◆ What the task asks ◆
Repeat what the lines below say, word for word, and skip every image.

◆ Information supplied ◆
↓

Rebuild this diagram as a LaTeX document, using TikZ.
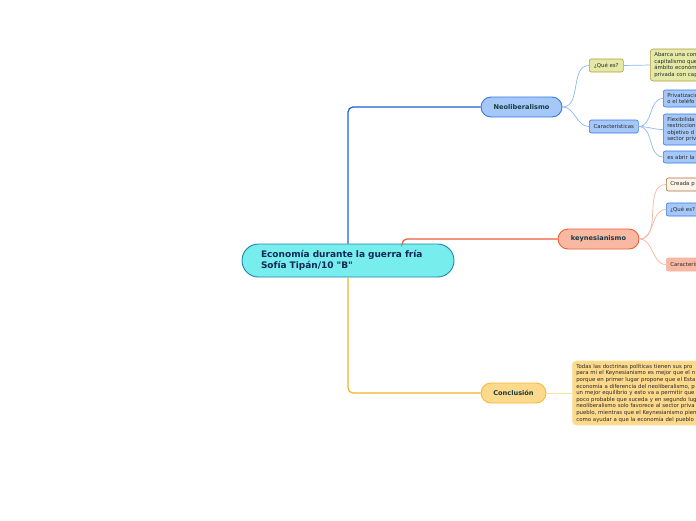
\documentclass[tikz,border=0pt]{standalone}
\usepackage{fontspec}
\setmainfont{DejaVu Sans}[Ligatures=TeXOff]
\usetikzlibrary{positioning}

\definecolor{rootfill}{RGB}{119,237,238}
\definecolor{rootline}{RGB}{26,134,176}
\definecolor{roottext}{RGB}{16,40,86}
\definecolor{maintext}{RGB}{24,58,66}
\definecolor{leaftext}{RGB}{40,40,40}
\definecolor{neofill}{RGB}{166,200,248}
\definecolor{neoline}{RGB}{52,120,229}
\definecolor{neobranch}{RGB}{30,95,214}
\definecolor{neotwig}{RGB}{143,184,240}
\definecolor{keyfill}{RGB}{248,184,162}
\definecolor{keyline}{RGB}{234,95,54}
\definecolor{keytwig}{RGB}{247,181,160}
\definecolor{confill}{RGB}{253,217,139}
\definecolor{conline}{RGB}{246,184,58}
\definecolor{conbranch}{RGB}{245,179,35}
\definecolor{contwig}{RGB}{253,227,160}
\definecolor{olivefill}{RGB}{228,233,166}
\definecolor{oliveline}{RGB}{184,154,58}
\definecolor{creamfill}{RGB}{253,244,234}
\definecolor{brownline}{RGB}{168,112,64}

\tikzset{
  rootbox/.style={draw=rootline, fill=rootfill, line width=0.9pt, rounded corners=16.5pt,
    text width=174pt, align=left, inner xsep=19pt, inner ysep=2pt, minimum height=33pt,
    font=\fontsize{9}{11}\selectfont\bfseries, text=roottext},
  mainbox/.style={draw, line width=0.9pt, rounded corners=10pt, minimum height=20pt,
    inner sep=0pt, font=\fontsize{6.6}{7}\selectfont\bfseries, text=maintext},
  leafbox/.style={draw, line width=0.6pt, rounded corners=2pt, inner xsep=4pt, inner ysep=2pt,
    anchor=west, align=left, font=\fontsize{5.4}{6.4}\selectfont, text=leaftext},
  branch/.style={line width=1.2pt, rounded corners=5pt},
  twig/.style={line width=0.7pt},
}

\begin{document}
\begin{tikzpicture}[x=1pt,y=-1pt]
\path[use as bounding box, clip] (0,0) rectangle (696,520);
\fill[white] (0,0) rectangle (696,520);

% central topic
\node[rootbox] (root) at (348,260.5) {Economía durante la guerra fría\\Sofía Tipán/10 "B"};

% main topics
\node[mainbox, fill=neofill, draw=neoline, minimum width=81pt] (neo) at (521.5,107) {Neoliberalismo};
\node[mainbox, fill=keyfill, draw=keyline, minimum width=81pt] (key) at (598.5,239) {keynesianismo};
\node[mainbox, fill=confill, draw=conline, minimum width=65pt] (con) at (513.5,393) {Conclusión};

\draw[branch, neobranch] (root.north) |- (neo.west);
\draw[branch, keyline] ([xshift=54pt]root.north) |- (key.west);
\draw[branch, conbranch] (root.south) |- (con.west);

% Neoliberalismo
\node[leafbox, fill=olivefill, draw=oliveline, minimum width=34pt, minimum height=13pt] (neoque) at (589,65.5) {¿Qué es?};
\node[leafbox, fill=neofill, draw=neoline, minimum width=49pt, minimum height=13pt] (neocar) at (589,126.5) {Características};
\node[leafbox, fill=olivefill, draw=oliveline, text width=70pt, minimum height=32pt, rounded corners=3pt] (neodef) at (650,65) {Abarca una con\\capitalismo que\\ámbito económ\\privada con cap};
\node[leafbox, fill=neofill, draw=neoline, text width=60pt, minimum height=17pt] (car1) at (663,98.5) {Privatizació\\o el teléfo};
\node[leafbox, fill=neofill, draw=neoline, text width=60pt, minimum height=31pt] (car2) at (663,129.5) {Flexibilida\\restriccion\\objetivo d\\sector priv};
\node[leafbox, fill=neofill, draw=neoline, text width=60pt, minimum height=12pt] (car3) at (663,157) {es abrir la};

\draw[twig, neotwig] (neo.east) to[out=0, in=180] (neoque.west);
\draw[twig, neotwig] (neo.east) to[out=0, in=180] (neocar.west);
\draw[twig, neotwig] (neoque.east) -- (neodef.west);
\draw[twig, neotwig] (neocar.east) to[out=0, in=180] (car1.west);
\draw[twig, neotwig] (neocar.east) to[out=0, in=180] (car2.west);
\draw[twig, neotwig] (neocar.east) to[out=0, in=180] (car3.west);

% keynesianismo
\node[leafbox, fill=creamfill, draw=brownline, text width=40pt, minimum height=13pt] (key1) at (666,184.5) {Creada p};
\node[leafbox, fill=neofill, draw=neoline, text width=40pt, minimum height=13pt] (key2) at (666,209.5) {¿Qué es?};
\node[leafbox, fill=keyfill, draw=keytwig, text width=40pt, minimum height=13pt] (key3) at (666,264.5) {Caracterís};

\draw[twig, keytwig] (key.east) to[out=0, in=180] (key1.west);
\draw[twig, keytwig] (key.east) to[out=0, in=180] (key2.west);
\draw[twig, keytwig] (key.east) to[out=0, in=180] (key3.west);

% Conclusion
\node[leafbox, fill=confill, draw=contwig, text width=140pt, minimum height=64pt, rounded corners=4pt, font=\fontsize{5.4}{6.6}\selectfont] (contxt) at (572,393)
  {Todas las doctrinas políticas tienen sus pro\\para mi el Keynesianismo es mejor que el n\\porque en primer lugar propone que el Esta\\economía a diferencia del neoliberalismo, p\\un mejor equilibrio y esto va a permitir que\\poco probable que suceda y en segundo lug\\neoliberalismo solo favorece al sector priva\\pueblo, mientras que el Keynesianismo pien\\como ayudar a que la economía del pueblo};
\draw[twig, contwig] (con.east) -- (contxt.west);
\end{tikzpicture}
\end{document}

↑

◆ Solution below ◆
Rebuild this diagram as a LaTeX document, using TikZ.
\documentclass[tikz,border=0pt]{standalone}
\usepackage{fontspec}
\setmainfont{DejaVu Sans}[Ligatures=TeXOff]
\usetikzlibrary{positioning}

\definecolor{rootfill}{RGB}{119,237,238}
\definecolor{rootline}{RGB}{26,134,176}
\definecolor{roottext}{RGB}{16,40,86}
\definecolor{maintext}{RGB}{24,58,66}
\definecolor{leaftext}{RGB}{40,40,40}
\definecolor{neofill}{RGB}{166,200,248}
\definecolor{neoline}{RGB}{52,120,229}
\definecolor{neobranch}{RGB}{30,95,214}
\definecolor{neotwig}{RGB}{143,184,240}
\definecolor{keyfill}{RGB}{248,184,162}
\definecolor{keyline}{RGB}{234,95,54}
\definecolor{keytwig}{RGB}{247,181,160}
\definecolor{confill}{RGB}{253,217,139}
\definecolor{conline}{RGB}{246,184,58}
\definecolor{conbranch}{RGB}{245,179,35}
\definecolor{contwig}{RGB}{253,227,160}
\definecolor{olivefill}{RGB}{228,233,166}
\definecolor{oliveline}{RGB}{184,154,58}
\definecolor{creamfill}{RGB}{253,244,234}
\definecolor{brownline}{RGB}{168,112,64}

\tikzset{
  rootbox/.style={draw=rootline, fill=rootfill, line width=0.9pt, rounded corners=16.5pt,
    text width=174pt, align=left, inner xsep=19pt, inner ysep=2pt, minimum height=33pt,
    font=\fontsize{9}{11}\selectfont\bfseries, text=roottext},
  mainbox/.style={draw, line width=0.9pt, rounded corners=10pt, minimum height=20pt,
    inner sep=0pt, font=\fontsize{6.6}{7}\selectfont\bfseries, text=maintext},
  leafbox/.style={draw, line width=0.6pt, rounded corners=2pt, inner xsep=4pt, inner ysep=2pt,
    anchor=west, align=left, font=\fontsize{5.4}{6.4}\selectfont, text=leaftext},
  branch/.style={line width=1.2pt, rounded corners=5pt},
  twig/.style={line width=0.7pt},
}

\begin{document}
\begin{tikzpicture}[x=1pt,y=-1pt]
\path[use as bounding box, clip] (0,0) rectangle (696,520);
\fill[white] (0,0) rectangle (696,520);

% central topic
\node[rootbox] (root) at (348,260.5) {Economía durante la guerra fría\\Sofía Tipán/10 "B"};

% main topics
\node[mainbox, fill=neofill, draw=neoline, minimum width=81pt] (neo) at (521.5,107) {Neoliberalismo};
\node[mainbox, fill=keyfill, draw=keyline, minimum width=81pt] (key) at (598.5,239) {keynesianismo};
\node[mainbox, fill=confill, draw=conline, minimum width=65pt] (con) at (513.5,393) {Conclusión};

\draw[branch, neobranch] (root.north) |- (neo.west);
\draw[branch, keyline] ([xshift=54pt]root.north) |- (key.west);
\draw[branch, conbranch] (root.south) |- (con.west);

% Neoliberalismo
\node[leafbox, fill=olivefill, draw=oliveline, minimum width=34pt, minimum height=13pt] (neoque) at (589,65.5) {¿Qué es?};
\node[leafbox, fill=neofill, draw=neoline, minimum width=49pt, minimum height=13pt] (neocar) at (589,126.5) {Características};
\node[leafbox, fill=olivefill, draw=oliveline, text width=70pt, minimum height=32pt, rounded corners=3pt] (neodef) at (650,65) {Abarca una con\\capitalismo que\\ámbito económ\\privada con cap};
\node[leafbox, fill=neofill, draw=neoline, text width=60pt, minimum height=17pt] (car1) at (663,98.5) {Privatizació\\o el teléfo};
\node[leafbox, fill=neofill, draw=neoline, text width=60pt, minimum height=31pt] (car2) at (663,129.5) {Flexibilida\\restriccion\\objetivo d\\sector priv};
\node[leafbox, fill=neofill, draw=neoline, text width=60pt, minimum height=12pt] (car3) at (663,157) {es abrir la};

\draw[twig, neotwig] (neo.east) to[out=0, in=180] (neoque.west);
\draw[twig, neotwig] (neo.east) to[out=0, in=180] (neocar.west);
\draw[twig, neotwig] (neoque.east) -- (neodef.west);
\draw[twig, neotwig] (neocar.east) to[out=0, in=180] (car1.west);
\draw[twig, neotwig] (neocar.east) to[out=0, in=180] (car2.west);
\draw[twig, neotwig] (neocar.east) to[out=0, in=180] (car3.west);

% keynesianismo
\node[leafbox, fill=creamfill, draw=brownline, text width=40pt, minimum height=13pt] (key1) at (666,184.5) {Creada p};
\node[leafbox, fill=neofill, draw=neoline, text width=40pt, minimum height=13pt] (key2) at (666,209.5) {¿Qué es?};
\node[leafbox, fill=keyfill, draw=keytwig, text width=40pt, minimum height=13pt] (key3) at (666,264.5) {Caracterís};

\draw[twig, keytwig] (key.east) to[out=0, in=180] (key1.west);
\draw[twig, keytwig] (key.east) to[out=0, in=180] (key2.west);
\draw[twig, keytwig] (key.east) to[out=0, in=180] (key3.west);

% Conclusion
\node[leafbox, fill=confill, draw=contwig, text width=140pt, minimum height=64pt, rounded corners=4pt, font=\fontsize{5.4}{6.6}\selectfont] (contxt) at (572,393)
  {Todas las doctrinas políticas tienen sus pro\\para mi el Keynesianismo es mejor que el n\\porque en primer lugar propone que el Esta\\economía a diferencia del neoliberalismo, p\\un mejor equilibrio y esto va a permitir que\\poco probable que suceda y en segundo lug\\neoliberalismo solo favorece al sector priva\\pueblo, mientras que el Keynesianismo pien\\como ayudar a que la economía del pueblo};
\draw[twig, contwig] (con.east) -- (contxt.west);
\end{tikzpicture}
\end{document}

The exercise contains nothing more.